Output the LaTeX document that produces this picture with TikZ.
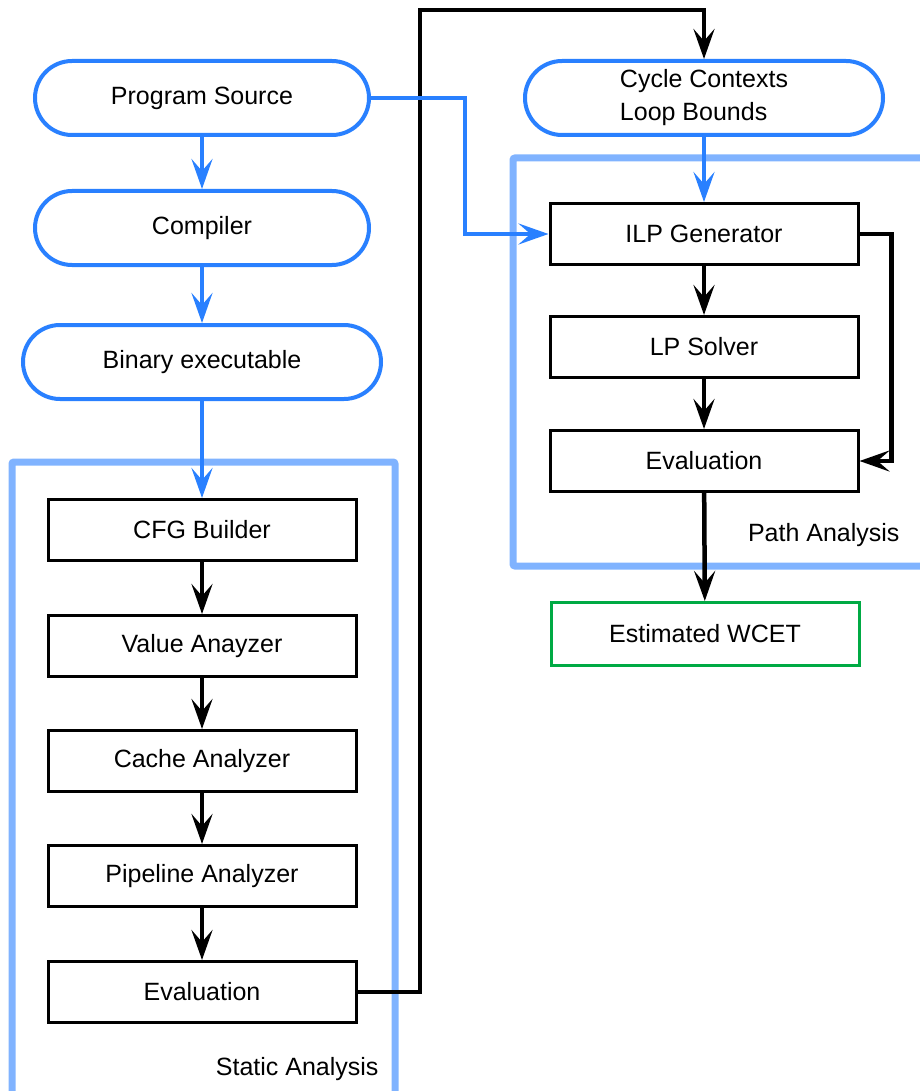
\documentclass[tikz,border=0pt]{standalone}
\usepackage{fontspec}
\setmainfont{Liberation Sans}
\usetikzlibrary{arrows.meta}
\definecolor{flowblue}{RGB}{41,128,255}
\definecolor{frameblue}{RGB}{128,179,255}
\definecolor{wcetgreen}{RGB}{0,170,68}

\begin{document}
\begin{tikzpicture}[x=1pt, y=-1pt,
  every node/.style={font=\fontsize{25}{33}\selectfont},
  term/.style={shape=rectangle, draw=flowblue, line width=4pt, rounded corners=37pt, minimum width=334pt, minimum height=74pt},
  proc/.style={shape=rectangle, draw, line width=3pt, minimum width=308pt, minimum height=61pt},
  frame/.style={draw=frameblue, line width=7pt, rounded corners=2pt},
  blk/.style={-{Stealth[length=30pt, width=21pt, inset=12pt]}, line width=4.5pt},
  blu/.style={-{Stealth[length=30pt, width=21pt, inset=12pt]}, draw=flowblue, line width=4pt}]
  \useasboundingbox (0,0) rectangle (919,1091);

  % analysis frames
  \draw [frame] (12,462) rectangle (395,1110);
  \draw [frame] (513,158) rectangle (940,566);
  \path (382,1069) node [anchor=east] (lblstatic) {Static Analysis};
  \path (903,535) node [anchor=east] (lblpath) {Path Analysis};

  % left column
  \path (202,98)  node [term] (src) {Program Source};
  \path (202,228) node [term] (comp) {Compiler};
  \path (202,362) node [term, minimum width=358pt] (bin) {Binary executable};
  \path (202,530) node [proc] (cfg) {CFG Builder};
  \path (202,646) node [proc] (val) {Value Anayzer};
  \path (202,761) node [proc] (cache) {Cache Analyzer};
  \path (202,876) node [proc] (pipe) {Pipeline Analyzer};
  \path (202,992) node [proc] (evalA) {Evaluation};

  % right column
  \path (704,98)  node [term, minimum width=358pt, align=left] (ctx) {Cycle Contexts\\Loop Bounds};
  \path (704,234) node [proc] (ilp) {ILP Generator};
  \path (704,347) node [proc] (lp) {LP Solver};
  \path (704,461) node [proc] (evalB) {Evaluation};
  \path (705,634) node [proc, draw=wcetgreen, minimum height=63pt] (wcet) {Estimated WCET};

  \coordinate (top) at (420,10);

  \draw [blk] (cfg) -- (val);
  \draw [blk] (val) -- (cache);
  \draw [blk] (cache) -- (pipe);
  \draw [blk] (pipe) -- (evalA);
  \draw [blk] (evalA.east) -| (top) -| (ctx.north);
  \draw [blk] (ilp) -- (lp);
  \draw [blk] (lp) -- (evalB);
  \draw [blk] (ilp.east) -- ++(32,0) |- (evalB.east);
  \draw [blk] (evalB) -- (wcet);

  \draw [blu] (src) -- (comp);
  \draw [blu] (comp) -- (bin);
  \draw [blu] (bin) -- (cfg);
  \draw [blu] (ctx) -- (ilp);
  \draw [blu] (src.east) -- (465,98) |- (ilp.west);
\end{tikzpicture}
\end{document}
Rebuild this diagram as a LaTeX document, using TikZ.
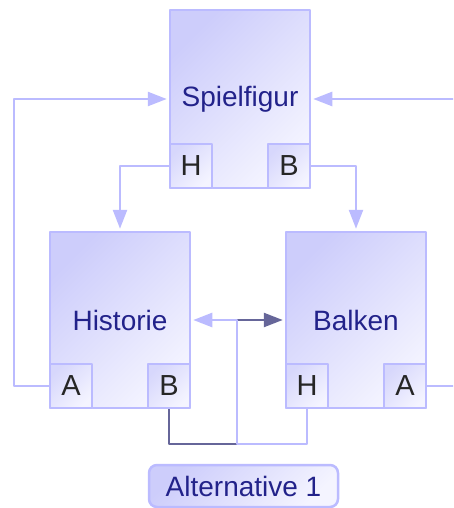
\documentclass[tikz,border=0pt]{standalone}
\usepackage{fontspec}
\setmainfont{Liberation Sans}
\usetikzlibrary{arrows.meta}
\definecolor{rand}{HTML}{BBBBFF}
\definecolor{dunkelblau}{HTML}{666699}
\definecolor{oben}{HTML}{CDCDFB}
\definecolor{unten}{HTML}{F4F4FF}
\definecolor{titel}{HTML}{22228A}
\tikzset{
  block/.style={draw=rand, line width=2.5pt, top color=oben, bottom color=unten, shading angle=45,
    inner sep=0pt, minimum width=140pt, minimum height=176pt, text=titel, font=\fontsize{28}{32}\selectfont},
  port/.style={draw=rand, line width=2.5pt, top color=oben!80!white, bottom color=unten, shading angle=45,
    inner sep=0pt, minimum width=42pt, minimum height=44pt, text=black!85, font=\fontsize{29}{32}\selectfont},
  link/.style={draw=rand, line width=2.5pt, -{Triangle[length=19pt,width=14pt]}, shorten >=2pt},
  linkdark/.style={link, draw=dunkelblau, -{Triangle[length=19pt,width=14pt,fill=dunkelblau]}},
}
\begin{document}
\begin{tikzpicture}[x=1pt, y=-1pt, line join=round]
\path[use as bounding box, clip] (0,0) rectangle (453,508);
\node[block, minimum height=178pt] (spielfigur) at (240,99) {Spielfigur};
\node[block] (historie) at (120,320) {Historie};
\node[block] (balken) at (356,320) {Balken};
\node[port, anchor=south west] (sH) at (spielfigur.south west) {H};
\node[port, anchor=south east] (sB) at (spielfigur.south east) {B};
\node[port, anchor=south west] (hA) at (historie.south west) {A};
\node[port, anchor=south east] (hB) at (historie.south east) {B};
\node[port, anchor=south west] (bH) at (balken.south west) {H};
\node[port, anchor=south east] (bA) at (balken.south east) {A};
\coordinate (links) at (14,386);
\coordinate (rechts) at (470,386);
\coordinate (knick) at (237,444);
\coordinate (mitte) at (237,320);
\draw[link] (sH.west) -| (historie.north);
\draw[link] (sB.east) -| (balken.north);
\draw[link] (hA.west) -- (links) |- (spielfigur.west);
\draw[link] (bA.east) -- (rechts) |- (spielfigur.east);
\draw[linkdark] (hB.south) |- (knick) -- (mitte) -- (balken.west);
\draw[link] (bH.south) |- (knick) -- (mitte) -- (historie.east);
\node[draw=rand, line width=2.5pt, rounded corners=8pt, top color=oben, bottom color=unten, shading angle=45,
  minimum width=189pt, minimum height=42pt, inner sep=0pt, text=titel, font=\fontsize{28}{32}\selectfont]
  (alt) at (243.5,486) {Alternative 1};
\end{tikzpicture}
\end{document}
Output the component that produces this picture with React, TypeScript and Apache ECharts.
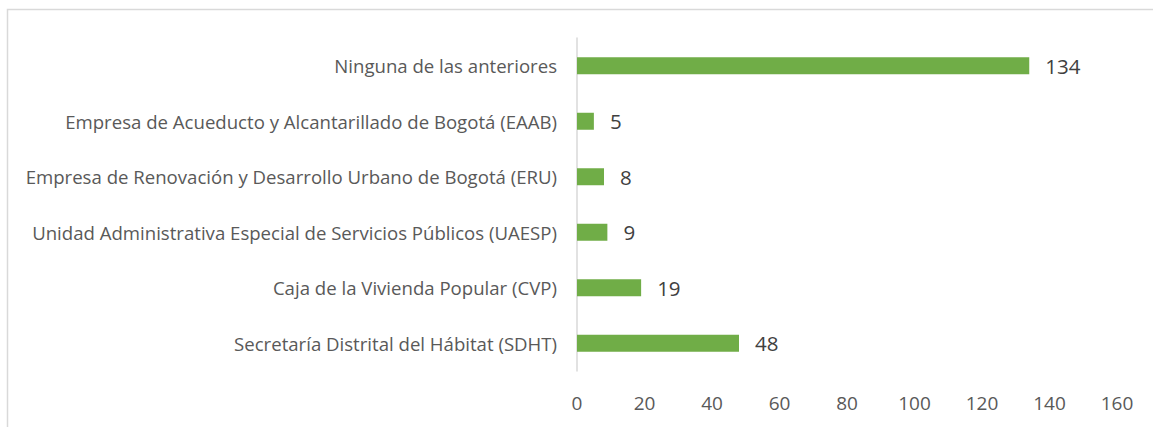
= = =
Leave the pictures out and print the records above exactly as they stand.

Output the LaTeX document that produces this picture with TikZ.
\documentclass[tikz,border=0pt]{standalone}
\usepackage{fontspec}
\setmainfont{Liberation Sans}
\usetikzlibrary{arrows.meta}
\definecolor{flowblue}{RGB}{41,128,255}
\definecolor{frameblue}{RGB}{128,179,255}
\definecolor{wcetgreen}{RGB}{0,170,68}

\begin{document}
\begin{tikzpicture}[x=1pt, y=-1pt,
  every node/.style={font=\fontsize{25}{33}\selectfont},
  term/.style={shape=rectangle, draw=flowblue, line width=4pt, rounded corners=37pt, minimum width=334pt, minimum height=74pt},
  proc/.style={shape=rectangle, draw, line width=3pt, minimum width=308pt, minimum height=61pt},
  frame/.style={draw=frameblue, line width=7pt, rounded corners=2pt},
  blk/.style={-{Stealth[length=30pt, width=21pt, inset=12pt]}, line width=4.5pt},
  blu/.style={-{Stealth[length=30pt, width=21pt, inset=12pt]}, draw=flowblue, line width=4pt}]
  \useasboundingbox (0,0) rectangle (919,1091);

  % analysis frames
  \draw [frame] (12,462) rectangle (395,1110);
  \draw [frame] (513,158) rectangle (940,566);
  \path (382,1069) node [anchor=east] (lblstatic) {Static Analysis};
  \path (903,535) node [anchor=east] (lblpath) {Path Analysis};

  % left column
  \path (202,98)  node [term] (src) {Program Source};
  \path (202,228) node [term] (comp) {Compiler};
  \path (202,362) node [term, minimum width=358pt] (bin) {Binary executable};
  \path (202,530) node [proc] (cfg) {CFG Builder};
  \path (202,646) node [proc] (val) {Value Anayzer};
  \path (202,761) node [proc] (cache) {Cache Analyzer};
  \path (202,876) node [proc] (pipe) {Pipeline Analyzer};
  \path (202,992) node [proc] (evalA) {Evaluation};

  % right column
  \path (704,98)  node [term, minimum width=358pt, align=left] (ctx) {Cycle Contexts\\Loop Bounds};
  \path (704,234) node [proc] (ilp) {ILP Generator};
  \path (704,347) node [proc] (lp) {LP Solver};
  \path (704,461) node [proc] (evalB) {Evaluation};
  \path (705,634) node [proc, draw=wcetgreen, minimum height=63pt] (wcet) {Estimated WCET};

  \coordinate (top) at (420,10);

  \draw [blk] (cfg) -- (val);
  \draw [blk] (val) -- (cache);
  \draw [blk] (cache) -- (pipe);
  \draw [blk] (pipe) -- (evalA);
  \draw [blk] (evalA.east) -| (top) -| (ctx.north);
  \draw [blk] (ilp) -- (lp);
  \draw [blk] (lp) -- (evalB);
  \draw [blk] (ilp.east) -- ++(32,0) |- (evalB.east);
  \draw [blk] (evalB) -- (wcet);

  \draw [blu] (src) -- (comp);
  \draw [blu] (comp) -- (bin);
  \draw [blu] (bin) -- (cfg);
  \draw [blu] (ctx) -- (ilp);
  \draw [blu] (src.east) -- (465,98) |- (ilp.west);
\end{tikzpicture}
\end{document}
Rebuild this diagram as a LaTeX document, using TikZ.
\documentclass[tikz,border=0pt]{standalone}
\usepackage{fontspec}
\setmainfont{Liberation Sans}
\usetikzlibrary{arrows.meta}
\definecolor{rand}{HTML}{BBBBFF}
\definecolor{dunkelblau}{HTML}{666699}
\definecolor{oben}{HTML}{CDCDFB}
\definecolor{unten}{HTML}{F4F4FF}
\definecolor{titel}{HTML}{22228A}
\tikzset{
  block/.style={draw=rand, line width=2.5pt, top color=oben, bottom color=unten, shading angle=45,
    inner sep=0pt, minimum width=140pt, minimum height=176pt, text=titel, font=\fontsize{28}{32}\selectfont},
  port/.style={draw=rand, line width=2.5pt, top color=oben!80!white, bottom color=unten, shading angle=45,
    inner sep=0pt, minimum width=42pt, minimum height=44pt, text=black!85, font=\fontsize{29}{32}\selectfont},
  link/.style={draw=rand, line width=2.5pt, -{Triangle[length=19pt,width=14pt]}, shorten >=2pt},
  linkdark/.style={link, draw=dunkelblau, -{Triangle[length=19pt,width=14pt,fill=dunkelblau]}},
}
\begin{document}
\begin{tikzpicture}[x=1pt, y=-1pt, line join=round]
\path[use as bounding box, clip] (0,0) rectangle (453,508);
\node[block, minimum height=178pt] (spielfigur) at (240,99) {Spielfigur};
\node[block] (historie) at (120,320) {Historie};
\node[block] (balken) at (356,320) {Balken};
\node[port, anchor=south west] (sH) at (spielfigur.south west) {H};
\node[port, anchor=south east] (sB) at (spielfigur.south east) {B};
\node[port, anchor=south west] (hA) at (historie.south west) {A};
\node[port, anchor=south east] (hB) at (historie.south east) {B};
\node[port, anchor=south west] (bH) at (balken.south west) {H};
\node[port, anchor=south east] (bA) at (balken.south east) {A};
\coordinate (links) at (14,386);
\coordinate (rechts) at (470,386);
\coordinate (knick) at (237,444);
\coordinate (mitte) at (237,320);
\draw[link] (sH.west) -| (historie.north);
\draw[link] (sB.east) -| (balken.north);
\draw[link] (hA.west) -- (links) |- (spielfigur.west);
\draw[link] (bA.east) -- (rechts) |- (spielfigur.east);
\draw[linkdark] (hB.south) |- (knick) -- (mitte) -- (balken.west);
\draw[link] (bH.south) |- (knick) -- (mitte) -- (historie.east);
\node[draw=rand, line width=2.5pt, rounded corners=8pt, top color=oben, bottom color=unten, shading angle=45,
  minimum width=189pt, minimum height=42pt, inner sep=0pt, text=titel, font=\fontsize{28}{32}\selectfont]
  (alt) at (243.5,486) {Alternative 1};
\end{tikzpicture}
\end{document}
Output the component that produces this picture with React, TypeScript and Apache ECharts.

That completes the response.